--- start ---

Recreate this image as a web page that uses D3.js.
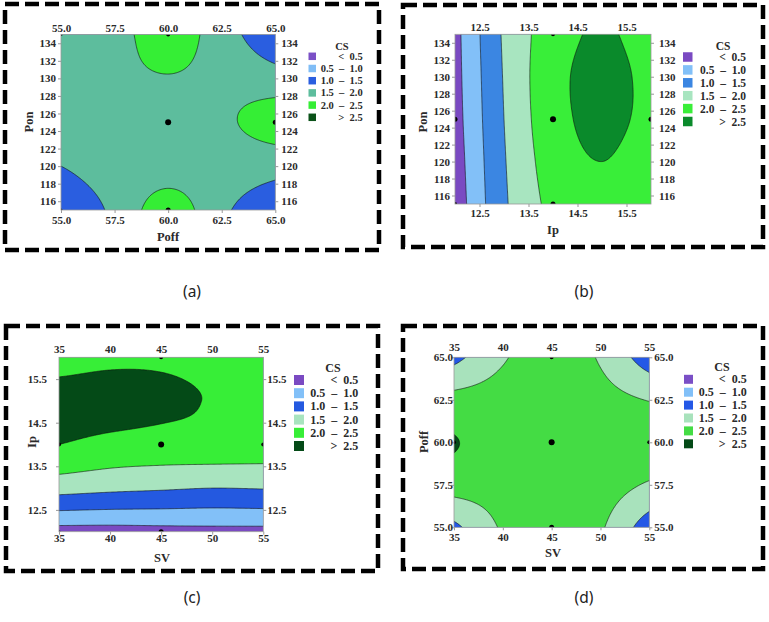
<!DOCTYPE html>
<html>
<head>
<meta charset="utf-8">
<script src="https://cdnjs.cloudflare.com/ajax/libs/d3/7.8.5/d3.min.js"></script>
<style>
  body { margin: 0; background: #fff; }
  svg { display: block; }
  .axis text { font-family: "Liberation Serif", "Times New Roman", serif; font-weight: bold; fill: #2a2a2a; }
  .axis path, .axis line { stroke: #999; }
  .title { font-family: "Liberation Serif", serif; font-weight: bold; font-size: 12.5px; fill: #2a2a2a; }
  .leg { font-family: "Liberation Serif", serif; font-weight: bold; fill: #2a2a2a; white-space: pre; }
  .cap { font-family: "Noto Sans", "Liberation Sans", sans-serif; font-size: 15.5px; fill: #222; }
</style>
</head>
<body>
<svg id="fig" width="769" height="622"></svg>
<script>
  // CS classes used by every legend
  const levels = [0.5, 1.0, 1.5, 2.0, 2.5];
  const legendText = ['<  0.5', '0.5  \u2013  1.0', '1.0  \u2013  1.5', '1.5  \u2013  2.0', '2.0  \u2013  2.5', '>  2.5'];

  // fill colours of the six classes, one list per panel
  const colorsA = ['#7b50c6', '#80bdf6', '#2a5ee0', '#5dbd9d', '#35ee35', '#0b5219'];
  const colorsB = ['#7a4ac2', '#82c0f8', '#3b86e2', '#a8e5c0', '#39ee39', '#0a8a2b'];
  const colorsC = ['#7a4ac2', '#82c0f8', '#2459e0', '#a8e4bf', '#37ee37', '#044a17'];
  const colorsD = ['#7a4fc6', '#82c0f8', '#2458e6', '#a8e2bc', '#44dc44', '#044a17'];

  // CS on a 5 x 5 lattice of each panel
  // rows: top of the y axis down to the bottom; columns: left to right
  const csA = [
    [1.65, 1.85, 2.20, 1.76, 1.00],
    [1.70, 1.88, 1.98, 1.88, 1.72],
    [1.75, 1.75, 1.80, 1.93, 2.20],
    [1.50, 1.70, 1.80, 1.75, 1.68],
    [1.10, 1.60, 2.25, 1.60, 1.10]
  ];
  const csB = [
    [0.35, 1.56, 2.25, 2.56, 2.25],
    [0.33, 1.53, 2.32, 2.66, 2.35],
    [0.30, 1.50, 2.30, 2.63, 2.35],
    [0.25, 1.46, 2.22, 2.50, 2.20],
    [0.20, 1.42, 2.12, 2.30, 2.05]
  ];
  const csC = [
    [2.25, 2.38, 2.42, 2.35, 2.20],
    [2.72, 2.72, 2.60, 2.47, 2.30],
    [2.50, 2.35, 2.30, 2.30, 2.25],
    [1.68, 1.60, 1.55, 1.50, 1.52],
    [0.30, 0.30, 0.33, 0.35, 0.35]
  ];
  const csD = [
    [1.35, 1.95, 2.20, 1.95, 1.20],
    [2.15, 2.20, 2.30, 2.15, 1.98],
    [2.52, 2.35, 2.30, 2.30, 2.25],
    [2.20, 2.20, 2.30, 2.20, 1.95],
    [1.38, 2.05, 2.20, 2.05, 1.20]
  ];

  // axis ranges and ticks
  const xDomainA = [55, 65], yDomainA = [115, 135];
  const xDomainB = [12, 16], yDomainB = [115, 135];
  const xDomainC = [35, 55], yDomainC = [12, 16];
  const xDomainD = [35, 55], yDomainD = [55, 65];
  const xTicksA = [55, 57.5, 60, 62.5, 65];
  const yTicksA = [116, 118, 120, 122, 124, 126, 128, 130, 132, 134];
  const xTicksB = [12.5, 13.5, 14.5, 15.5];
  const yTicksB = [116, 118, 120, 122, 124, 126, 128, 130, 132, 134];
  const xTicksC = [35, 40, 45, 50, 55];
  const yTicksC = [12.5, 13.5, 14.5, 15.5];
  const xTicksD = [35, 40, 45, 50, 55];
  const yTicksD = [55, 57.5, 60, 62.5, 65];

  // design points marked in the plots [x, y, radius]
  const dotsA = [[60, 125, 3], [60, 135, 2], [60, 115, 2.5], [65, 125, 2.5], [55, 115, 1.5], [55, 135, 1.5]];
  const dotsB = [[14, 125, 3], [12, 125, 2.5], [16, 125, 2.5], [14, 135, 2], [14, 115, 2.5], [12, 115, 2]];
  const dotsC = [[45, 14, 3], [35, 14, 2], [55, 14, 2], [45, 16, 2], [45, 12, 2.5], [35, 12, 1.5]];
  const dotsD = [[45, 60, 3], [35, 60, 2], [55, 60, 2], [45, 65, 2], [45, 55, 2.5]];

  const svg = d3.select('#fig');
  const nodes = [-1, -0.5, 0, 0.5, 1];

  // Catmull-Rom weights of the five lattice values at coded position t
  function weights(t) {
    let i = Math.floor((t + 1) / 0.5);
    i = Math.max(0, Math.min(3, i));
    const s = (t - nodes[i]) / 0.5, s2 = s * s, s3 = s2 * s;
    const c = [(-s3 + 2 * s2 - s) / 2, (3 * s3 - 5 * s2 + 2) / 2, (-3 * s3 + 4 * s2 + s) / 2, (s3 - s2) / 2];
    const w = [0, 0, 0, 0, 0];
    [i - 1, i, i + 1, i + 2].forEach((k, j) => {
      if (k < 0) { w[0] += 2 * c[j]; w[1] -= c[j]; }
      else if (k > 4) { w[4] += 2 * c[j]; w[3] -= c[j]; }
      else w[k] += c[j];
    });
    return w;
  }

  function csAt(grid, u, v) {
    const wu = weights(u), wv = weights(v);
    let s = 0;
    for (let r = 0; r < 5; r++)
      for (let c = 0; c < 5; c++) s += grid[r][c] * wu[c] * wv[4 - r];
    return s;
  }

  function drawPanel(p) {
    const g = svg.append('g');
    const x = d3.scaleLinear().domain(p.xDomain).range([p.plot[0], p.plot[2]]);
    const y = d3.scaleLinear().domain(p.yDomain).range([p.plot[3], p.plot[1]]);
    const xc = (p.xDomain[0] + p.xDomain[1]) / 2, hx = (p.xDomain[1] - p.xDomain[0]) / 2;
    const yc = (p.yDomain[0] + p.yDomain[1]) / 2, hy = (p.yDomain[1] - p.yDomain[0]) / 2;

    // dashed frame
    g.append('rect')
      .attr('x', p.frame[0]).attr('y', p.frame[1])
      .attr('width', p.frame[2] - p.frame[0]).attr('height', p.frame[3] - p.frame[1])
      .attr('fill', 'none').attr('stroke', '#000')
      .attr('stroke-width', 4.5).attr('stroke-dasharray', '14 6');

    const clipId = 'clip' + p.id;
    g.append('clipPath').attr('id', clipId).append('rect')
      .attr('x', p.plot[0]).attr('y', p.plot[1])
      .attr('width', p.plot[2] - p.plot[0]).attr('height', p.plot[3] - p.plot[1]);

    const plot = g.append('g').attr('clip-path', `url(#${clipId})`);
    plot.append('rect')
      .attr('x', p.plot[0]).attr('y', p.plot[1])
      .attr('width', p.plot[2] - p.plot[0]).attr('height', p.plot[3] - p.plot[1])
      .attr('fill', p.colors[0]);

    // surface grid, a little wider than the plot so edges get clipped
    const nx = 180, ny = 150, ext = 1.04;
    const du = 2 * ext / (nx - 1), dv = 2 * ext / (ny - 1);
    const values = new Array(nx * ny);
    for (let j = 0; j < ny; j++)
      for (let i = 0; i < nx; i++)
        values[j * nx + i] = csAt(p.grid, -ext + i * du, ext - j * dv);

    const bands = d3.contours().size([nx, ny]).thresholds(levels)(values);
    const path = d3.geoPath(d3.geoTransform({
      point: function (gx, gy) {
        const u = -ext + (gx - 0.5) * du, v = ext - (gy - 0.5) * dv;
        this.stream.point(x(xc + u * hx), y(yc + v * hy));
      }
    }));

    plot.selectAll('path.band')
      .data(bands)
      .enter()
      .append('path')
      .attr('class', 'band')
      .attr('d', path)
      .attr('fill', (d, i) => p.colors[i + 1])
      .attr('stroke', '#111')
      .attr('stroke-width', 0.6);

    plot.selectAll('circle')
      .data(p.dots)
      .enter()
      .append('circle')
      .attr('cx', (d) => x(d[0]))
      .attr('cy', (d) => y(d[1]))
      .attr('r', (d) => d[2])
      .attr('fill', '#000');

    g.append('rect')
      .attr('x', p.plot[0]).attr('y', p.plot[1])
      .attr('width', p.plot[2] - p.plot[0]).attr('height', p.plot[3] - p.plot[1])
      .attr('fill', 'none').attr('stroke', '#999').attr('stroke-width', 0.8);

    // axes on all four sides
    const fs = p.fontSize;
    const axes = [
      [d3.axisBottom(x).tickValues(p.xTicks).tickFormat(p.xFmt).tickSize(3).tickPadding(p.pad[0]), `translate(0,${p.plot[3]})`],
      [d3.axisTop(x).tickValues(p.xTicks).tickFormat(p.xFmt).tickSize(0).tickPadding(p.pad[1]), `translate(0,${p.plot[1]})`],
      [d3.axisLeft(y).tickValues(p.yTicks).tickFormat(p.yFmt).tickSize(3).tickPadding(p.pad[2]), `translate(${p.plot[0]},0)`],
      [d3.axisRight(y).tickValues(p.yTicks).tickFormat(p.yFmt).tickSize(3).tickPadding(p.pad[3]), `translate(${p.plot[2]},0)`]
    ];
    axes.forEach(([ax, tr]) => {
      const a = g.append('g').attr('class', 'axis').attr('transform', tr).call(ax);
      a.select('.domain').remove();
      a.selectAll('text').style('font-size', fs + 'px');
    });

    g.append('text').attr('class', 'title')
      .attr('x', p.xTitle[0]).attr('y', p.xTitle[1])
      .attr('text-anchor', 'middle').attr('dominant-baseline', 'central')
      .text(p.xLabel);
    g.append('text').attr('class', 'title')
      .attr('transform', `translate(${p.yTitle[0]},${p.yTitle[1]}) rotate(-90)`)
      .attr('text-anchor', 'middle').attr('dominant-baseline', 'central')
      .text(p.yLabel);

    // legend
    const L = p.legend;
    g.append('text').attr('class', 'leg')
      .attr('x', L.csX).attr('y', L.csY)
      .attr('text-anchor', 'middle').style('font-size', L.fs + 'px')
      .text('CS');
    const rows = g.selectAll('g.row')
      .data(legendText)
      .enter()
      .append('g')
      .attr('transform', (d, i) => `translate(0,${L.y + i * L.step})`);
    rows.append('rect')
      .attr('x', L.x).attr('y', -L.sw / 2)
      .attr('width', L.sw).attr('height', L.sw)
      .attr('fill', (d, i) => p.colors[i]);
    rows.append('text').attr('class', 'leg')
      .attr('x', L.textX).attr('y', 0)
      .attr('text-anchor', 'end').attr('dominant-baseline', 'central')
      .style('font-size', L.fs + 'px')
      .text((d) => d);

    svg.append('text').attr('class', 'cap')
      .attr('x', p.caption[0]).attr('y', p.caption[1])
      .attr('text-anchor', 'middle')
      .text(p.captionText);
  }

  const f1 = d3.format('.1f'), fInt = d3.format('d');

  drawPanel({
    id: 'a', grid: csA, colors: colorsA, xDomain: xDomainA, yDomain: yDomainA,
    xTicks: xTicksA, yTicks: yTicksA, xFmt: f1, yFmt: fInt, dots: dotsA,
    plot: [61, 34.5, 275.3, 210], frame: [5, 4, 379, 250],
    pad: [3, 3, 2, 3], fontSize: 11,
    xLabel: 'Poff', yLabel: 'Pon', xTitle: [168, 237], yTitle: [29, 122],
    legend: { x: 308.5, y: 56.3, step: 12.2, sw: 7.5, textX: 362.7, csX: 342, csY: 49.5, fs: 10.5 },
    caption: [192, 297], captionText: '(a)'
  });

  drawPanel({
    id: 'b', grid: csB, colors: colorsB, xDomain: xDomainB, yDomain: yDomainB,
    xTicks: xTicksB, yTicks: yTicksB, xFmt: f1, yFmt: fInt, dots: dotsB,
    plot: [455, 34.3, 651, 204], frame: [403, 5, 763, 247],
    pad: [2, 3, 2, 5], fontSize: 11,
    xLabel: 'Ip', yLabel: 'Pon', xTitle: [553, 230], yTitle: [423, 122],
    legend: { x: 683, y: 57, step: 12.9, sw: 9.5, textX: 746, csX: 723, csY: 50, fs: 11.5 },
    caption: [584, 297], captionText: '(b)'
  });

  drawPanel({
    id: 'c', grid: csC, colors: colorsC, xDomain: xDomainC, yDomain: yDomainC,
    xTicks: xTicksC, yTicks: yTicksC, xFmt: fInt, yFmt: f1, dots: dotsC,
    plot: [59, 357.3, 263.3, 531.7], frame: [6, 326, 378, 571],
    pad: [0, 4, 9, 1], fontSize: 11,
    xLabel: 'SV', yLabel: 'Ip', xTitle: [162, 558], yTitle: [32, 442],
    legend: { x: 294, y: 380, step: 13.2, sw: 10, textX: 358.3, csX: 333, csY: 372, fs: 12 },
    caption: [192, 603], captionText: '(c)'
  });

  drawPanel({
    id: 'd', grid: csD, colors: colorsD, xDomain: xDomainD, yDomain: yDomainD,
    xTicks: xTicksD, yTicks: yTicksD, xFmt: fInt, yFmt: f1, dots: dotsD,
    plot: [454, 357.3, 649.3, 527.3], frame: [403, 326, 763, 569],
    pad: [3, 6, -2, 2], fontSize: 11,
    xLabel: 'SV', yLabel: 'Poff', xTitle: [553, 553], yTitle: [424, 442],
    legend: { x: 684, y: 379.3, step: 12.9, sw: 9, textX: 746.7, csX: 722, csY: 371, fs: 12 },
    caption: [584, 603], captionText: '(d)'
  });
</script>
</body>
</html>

--- end ---

**The task**
Only the lines from the start of the material through the line containing "const legendText = ['<" should be transcribed. Pictures stay out.

**Reply**
Recreate this image as a web page that uses D3.js.
<!DOCTYPE html>
<html>
<head>
<meta charset="utf-8">
<script src="https://cdnjs.cloudflare.com/ajax/libs/d3/7.8.5/d3.min.js"></script>
<style>
  body { margin: 0; background: #fff; }
  svg { display: block; }
  .axis text { font-family: "Liberation Serif", "Times New Roman", serif; font-weight: bold; fill: #2a2a2a; }
  .axis path, .axis line { stroke: #999; }
  .title { font-family: "Liberation Serif", serif; font-weight: bold; font-size: 12.5px; fill: #2a2a2a; }
  .leg { font-family: "Liberation Serif", serif; font-weight: bold; fill: #2a2a2a; white-space: pre; }
  .cap { font-family: "Noto Sans", "Liberation Sans", sans-serif; font-size: 15.5px; fill: #222; }
</style>
</head>
<body>
<svg id="fig" width="769" height="622"></svg>
<script>
  // CS classes used by every legend
  const levels = [0.5, 1.0, 1.5, 2.0, 2.5];
  const legendText = ['<  0.5', '0.5  \u2013  1.0', '1.0  \u2013  1.5', '1.5  \u2013  2.0', '2.0  \u2013  2.5', '>  2.5'];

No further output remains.